### SOURCE MATERIAL

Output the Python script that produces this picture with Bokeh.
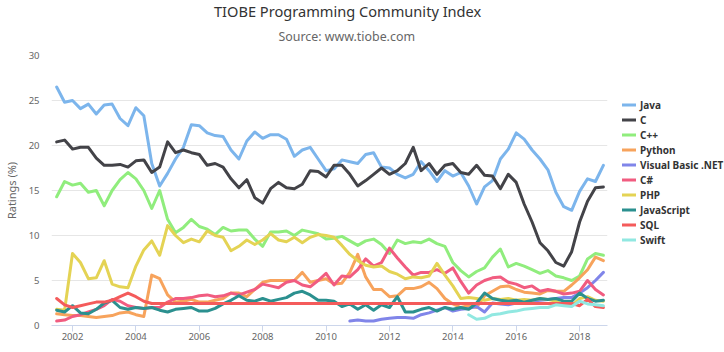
from bokeh.plotting import figure
from bokeh.models import Range1d, FixedTicker, Legend, LegendItem, Title
from bokeh.embed import file_html
from bokeh.resources import INLINE

# quarterly sample dates (decimal years)
years = [2001.5, 2001.75, 2002.0, 2002.25, 2002.5, 2002.75, 2003.0, 2003.25, 2003.5, 2003.75,
         2004.0, 2004.25, 2004.5, 2004.75, 2005.0, 2005.25, 2005.5, 2005.75,
         2006.0, 2006.25, 2006.5, 2006.75, 2007.0, 2007.25, 2007.5, 2007.75,
         2008.0, 2008.25, 2008.5, 2008.75, 2009.0, 2009.25, 2009.5, 2009.75,
         2010.0, 2010.25, 2010.5, 2010.75, 2011.0, 2011.25, 2011.5, 2011.75,
         2012.0, 2012.25, 2012.5, 2012.75, 2013.0, 2013.25, 2013.5, 2013.75,
         2014.0, 2014.25, 2014.5, 2014.75, 2015.0, 2015.25, 2015.5, 2015.75,
         2016.0, 2016.25, 2016.5, 2016.75, 2017.0, 2017.25, 2017.5, 2017.75,
         2018.0, 2018.25, 2018.5, 2018.75]

java = [26.5, 24.8, 25.0, 24.1, 24.6, 23.5, 24.5, 24.6, 23.0, 22.2, 24.2, 23.3, 18.0, 15.5, 16.9, 18.5, 19.8, 22.3,
        22.2, 21.4, 21.1, 21.0, 19.5, 18.5, 20.5, 21.5, 20.8, 21.2, 21.2, 20.7, 18.8, 19.5, 19.8, 18.5, 17.2, 17.4,
        18.4, 18.2, 18.0, 19.0, 19.2, 17.6, 17.5, 16.8, 16.4, 16.8, 18.2, 17.2, 16.0, 17.2, 16.6, 17.0, 15.5, 13.5,
        15.4, 16.1, 18.5, 19.6, 21.4, 20.7, 19.5, 18.5, 17.3, 14.8, 13.2, 12.8, 14.9, 16.3, 16.0, 17.8]

c_lang = [20.4, 20.6, 19.6, 19.8, 19.8, 18.6, 17.8, 17.8, 17.9, 17.6, 18.3, 18.4, 17.0, 17.6, 20.4, 19.2, 19.5, 19.2,
          19.0, 17.8, 18.0, 17.6, 16.3, 15.3, 16.2, 14.2, 13.6, 15.2, 15.9, 15.3, 15.2, 15.7, 17.2, 17.1, 16.5, 17.8,
          17.8, 16.8, 15.5, 16.1, 16.8, 17.5, 16.8, 17.2, 18.0, 19.8, 17.2, 18.0, 16.8, 17.8, 18.0, 17.0, 16.8, 17.8,
          16.7, 16.6, 15.2, 16.8, 15.9, 13.5, 11.5, 9.2, 8.3, 7.0, 6.6, 8.2, 11.5, 13.8, 15.3, 15.4]

cpp = [14.3, 16.0, 15.6, 15.8, 14.8, 15.0, 13.3, 15.0, 16.2, 17.0, 16.3, 15.0, 13.0, 15.0, 11.8, 10.3, 10.9, 11.8,
       11.0, 10.7, 10.1, 10.9, 10.5, 10.6, 10.6, 9.6, 8.8, 10.4, 10.4, 10.5, 10.0, 10.6, 10.4, 10.2, 9.6, 9.7,
       9.9, 9.4, 8.9, 9.4, 9.6, 9.0, 8.0, 9.5, 9.1, 9.3, 9.2, 9.6, 9.1, 8.8, 7.0, 6.1, 5.4, 6.0,
       6.4, 7.6, 8.5, 6.5, 6.9, 6.6, 6.2, 5.8, 6.1, 5.5, 5.3, 5.0, 5.5, 7.4, 8.0, 7.8]

python = [1.3, 1.2, 1.1, 1.1, 1.0, 0.9, 1.0, 1.1, 1.4, 1.5, 1.2, 1.0, 5.6, 5.2, 3.4, 2.6, 2.7, 2.9,
          2.6, 2.6, 2.8, 3.0, 3.6, 3.6, 3.2, 4.0, 4.8, 5.0, 5.0, 5.0, 5.0, 5.9, 4.8, 5.0, 5.2, 4.6,
          4.7, 5.9, 7.9, 5.4, 4.0, 4.0, 3.2, 3.3, 4.1, 4.1, 4.3, 4.8, 4.1, 3.0, 2.4, 2.0, 2.2, 2.0,
          3.3, 3.8, 4.3, 4.4, 4.0, 3.7, 3.6, 3.5, 3.9, 3.8, 3.8, 4.5, 5.3, 6.2, 7.6, 7.2]

# Visual Basic .NET starts in late 2010 (last 33 quarters)
vbnet = [0.5, 0.6, 0.5, 0.5, 0.7, 0.8, 0.9, 0.9, 0.8, 1.2, 1.4, 1.7, 2.0, 1.6, 1.8, 1.9,
         2.1, 1.5, 2.5, 2.4, 2.3, 2.5, 2.6, 2.7, 2.8, 2.9, 3.0, 3.1, 3.1, 3.6, 4.2, 5.0, 5.9]

csharp = [0.5, 0.6, 1.0, 1.2, 1.5, 1.8, 2.2, 2.9, 2.7, 2.2, 2.0, 1.9, 2.0, 2.0, 2.6, 3.0, 3.0, 3.1,
          3.3, 3.4, 3.2, 3.3, 3.6, 3.4, 3.7, 4.0, 4.6, 4.4, 4.2, 4.8, 5.0, 4.5, 4.3, 5.0, 5.8, 4.5,
          5.5, 5.4, 6.2, 7.4, 6.6, 7.0, 8.6, 7.5, 6.5, 5.6, 5.9, 5.9, 6.2, 5.8, 6.4, 4.9, 3.6, 4.5,
          5.0, 5.3, 5.4, 4.8, 4.6, 4.2, 4.4, 3.8, 4.0, 3.8, 3.5, 3.6, 3.8, 5.0, 4.0, 3.4]

php = [1.8, 1.7, 8.0, 7.0, 5.2, 5.3, 7.2, 4.6, 4.3, 4.2, 6.6, 8.4, 9.4, 7.8, 11.1, 10.0, 9.2, 9.6,
       9.3, 10.5, 10.0, 9.8, 8.3, 8.8, 9.5, 9.0, 9.5, 10.2, 9.5, 9.3, 9.8, 9.2, 9.8, 10.1, 10.0, 9.8,
       8.9, 7.9, 7.2, 6.7, 6.5, 6.6, 6.0, 5.7, 5.2, 5.4, 5.3, 5.5, 6.9, 5.6, 4.4, 3.0, 3.1, 3.0,
       2.8, 3.0, 2.9, 3.0, 2.8, 2.9, 2.8, 3.0, 2.9, 2.7, 2.3, 2.2, 3.0, 3.2, 2.8, 2.7]

javascript = [1.7, 1.5, 2.2, 1.4, 1.3, 1.8, 2.5, 2.8, 2.0, 1.8, 2.0, 1.9, 2.0, 1.7, 1.5, 1.8, 1.9, 2.0,
              1.6, 1.6, 1.9, 2.4, 2.8, 3.3, 2.8, 2.7, 3.0, 2.7, 2.9, 3.1, 3.6, 3.8, 3.4, 2.8, 2.8, 2.7,
              2.1, 2.4, 1.8, 2.3, 1.7, 2.3, 2.0, 3.2, 1.5, 1.5, 1.8, 2.0, 1.6, 2.0, 1.8, 2.0, 1.8, 2.5,
              3.6, 3.0, 2.8, 2.7, 2.8, 2.6, 2.8, 3.0, 2.9, 3.0, 2.7, 2.7, 3.6, 3.0, 2.7, 2.8]

sql = [3.0, 2.3, 2.0, 2.2, 2.4, 2.6, 2.6, 2.8, 3.2, 3.6, 3.2, 2.7,
       2.45, 2.45, 2.45, 2.45, 2.45, 2.45, 2.45, 2.45, 2.45, 2.45, 2.45, 2.45, 2.45, 2.45,
       2.45, 2.45, 2.45, 2.45, 2.45, 2.45, 2.45, 2.45, 2.45, 2.45, 2.45, 2.45, 2.45, 2.45,
       2.45, 2.45, 2.45, 2.45, 2.45, 2.45, 2.45, 2.45, 2.45, 2.45, 2.45, 2.45, 2.45, 2.45,
       2.45, 2.45, 2.45, 2.45, 2.45, 2.45, 2.45, 2.45, 2.45, 2.45, 2.45, 2.45,
       2.2, 2.9, 2.1, 2.0]

# Swift starts mid-2014 (last 18 quarters)
swift = [1.2, 0.7, 0.8, 1.2, 1.3, 1.5, 1.6, 1.8, 1.9, 2.0, 2.0, 2.3, 2.2, 2.1, 2.7, 2.4, 2.3, 2.2]

series_names = ["Java", "C", "C++", "Python", "Visual Basic .NET", "C#", "PHP", "JavaScript", "SQL", "Swift"]
series_values = [java, c_lang, cpp, python, vbnet, csharp, php, javascript, sql, swift]
series_colors = ["#7cb5ec", "#434348", "#90ed7d", "#f7a35c", "#8085e9", "#f15c80", "#e4d354", "#2b908f", "#f45b5b", "#91e8e1"]

x_ticks = [2002, 2004, 2006, 2008, 2010, 2012, 2014, 2016, 2018]
x_tick_labels = ["2002", "2004", "2006", "2008", "2010", "2012", "2014", "2016", "2018"]
y_ticks = [0, 5, 10, 15, 20, 25, 30]

FONT = "Noto Sans"

p = figure(frame_width=556, frame_height=270, output_backend="svg", toolbar_location=None, title=None,
           x_range=Range1d(2001.337, 2018.88), y_range=Range1d(0, 30),
           min_border_left=46, min_border_right=122, min_border_top=55, min_border_bottom=27)
p.outline_line_color = None
p.background_fill_color = "white"
p.border_fill_color = "white"

# axes
p.xaxis.ticker = FixedTicker(ticks=x_ticks)
p.xaxis.major_label_overrides = {t: l for t, l in zip(x_ticks, x_tick_labels)}
p.xaxis.axis_line_color = "#ccd6eb"
p.xaxis.major_tick_line_color = "#ccd6eb"
p.xaxis.major_tick_out = 6
p.xaxis.major_tick_in = 0
p.xaxis.minor_tick_line_color = None
p.xaxis.major_label_standoff = 1
p.xaxis.major_label_text_font = FONT
p.xaxis.major_label_text_font_size = "9.5px"
p.xaxis.major_label_text_color = "#666666"

p.yaxis.ticker = FixedTicker(ticks=y_ticks)
p.yaxis.axis_line_color = None
p.yaxis.major_tick_line_color = None
p.yaxis.minor_tick_line_color = None
p.yaxis.major_tick_out = 0
p.yaxis.major_tick_in = 0
p.yaxis.major_label_standoff = 12
p.yaxis.major_label_text_font = FONT
p.yaxis.major_label_text_font_size = "9.5px"
p.yaxis.major_label_text_color = "#666666"
p.yaxis.axis_label = "Ratings (%)"
p.yaxis.axis_label_text_font = FONT
p.yaxis.axis_label_text_font_size = "11px"
p.yaxis.axis_label_text_font_style = "normal"
p.yaxis.axis_label_text_color = "#666666"
p.yaxis.axis_label_standoff = 7

p.xgrid.grid_line_color = None
p.ygrid.grid_line_color = "#e6e6e6"
p.ygrid.ticker = FixedTicker(ticks=y_ticks)

items = []
for name, vals, col in zip(series_names, series_values, series_colors):
    xs = years[len(years) - len(vals):]
    r = p.line(xs, vals, line_color=col, line_width=3, line_join="round", line_cap="round")
    items.append(LegendItem(label=name, renderers=[r]))

legend = Legend(items=items, location=(15, 78), orientation="vertical",
                glyph_width=14, glyph_height=15, label_height=15, spacing=0,
                padding=0, margin=0, label_standoff=4,
                border_line_color=None, background_fill_alpha=0,
                label_text_font=FONT, label_text_font_size="10px",
                label_text_font_style="bold", label_text_color="#333333")
p.add_layout(legend, "right")

# header: spacer (next to frame), subtitle, title (outermost)
spacer = Title(text=" ", align="left", standoff=0.5, text_font=FONT, text_font_size="1px")
subtitle = Title(text="Source: www.tiobe.com", align="left", offset=227, standoff=10.3,
                 vertical_align="top",
                 text_font=FONT, text_font_size="12.4px", text_font_style="normal", text_color="#666666")
title = Title(text="TIOBE Programming Community Index", align="left", offset=162.5, standoff=0,
              vertical_align="top",
              text_font=FONT, text_font_size="14.6px", text_font_style="normal", text_color="#333333")
p.add_layout(spacer, "above")
p.add_layout(subtitle, "above")
p.add_layout(title, "above")

open("out.html", "w").write(file_html(p, INLINE))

### SHORT EXERCISE
Look at the listing and set down only the lines from its start through the line with "13.8, 15.3, 15.4]", word for word and without pictures.

### COMPLETE RESPONSE
Output the Python script that produces this picture with Bokeh.
from bokeh.plotting import figure
from bokeh.models import Range1d, FixedTicker, Legend, LegendItem, Title
from bokeh.embed import file_html
from bokeh.resources import INLINE

# quarterly sample dates (decimal years)
years = [2001.5, 2001.75, 2002.0, 2002.25, 2002.5, 2002.75, 2003.0, 2003.25, 2003.5, 2003.75,
         2004.0, 2004.25, 2004.5, 2004.75, 2005.0, 2005.25, 2005.5, 2005.75,
         2006.0, 2006.25, 2006.5, 2006.75, 2007.0, 2007.25, 2007.5, 2007.75,
         2008.0, 2008.25, 2008.5, 2008.75, 2009.0, 2009.25, 2009.5, 2009.75,
         2010.0, 2010.25, 2010.5, 2010.75, 2011.0, 2011.25, 2011.5, 2011.75,
         2012.0, 2012.25, 2012.5, 2012.75, 2013.0, 2013.25, 2013.5, 2013.75,
         2014.0, 2014.25, 2014.5, 2014.75, 2015.0, 2015.25, 2015.5, 2015.75,
         2016.0, 2016.25, 2016.5, 2016.75, 2017.0, 2017.25, 2017.5, 2017.75,
         2018.0, 2018.25, 2018.5, 2018.75]

java = [26.5, 24.8, 25.0, 24.1, 24.6, 23.5, 24.5, 24.6, 23.0, 22.2, 24.2, 23.3, 18.0, 15.5, 16.9, 18.5, 19.8, 22.3,
        22.2, 21.4, 21.1, 21.0, 19.5, 18.5, 20.5, 21.5, 20.8, 21.2, 21.2, 20.7, 18.8, 19.5, 19.8, 18.5, 17.2, 17.4,
        18.4, 18.2, 18.0, 19.0, 19.2, 17.6, 17.5, 16.8, 16.4, 16.8, 18.2, 17.2, 16.0, 17.2, 16.6, 17.0, 15.5, 13.5,
        15.4, 16.1, 18.5, 19.6, 21.4, 20.7, 19.5, 18.5, 17.3, 14.8, 13.2, 12.8, 14.9, 16.3, 16.0, 17.8]

c_lang = [20.4, 20.6, 19.6, 19.8, 19.8, 18.6, 17.8, 17.8, 17.9, 17.6, 18.3, 18.4, 17.0, 17.6, 20.4, 19.2, 19.5, 19.2,
          19.0, 17.8, 18.0, 17.6, 16.3, 15.3, 16.2, 14.2, 13.6, 15.2, 15.9, 15.3, 15.2, 15.7, 17.2, 17.1, 16.5, 17.8,
          17.8, 16.8, 15.5, 16.1, 16.8, 17.5, 16.8, 17.2, 18.0, 19.8, 17.2, 18.0, 16.8, 17.8, 18.0, 17.0, 16.8, 17.8,
          16.7, 16.6, 15.2, 16.8, 15.9, 13.5, 11.5, 9.2, 8.3, 7.0, 6.6, 8.2, 11.5, 13.8, 15.3, 15.4]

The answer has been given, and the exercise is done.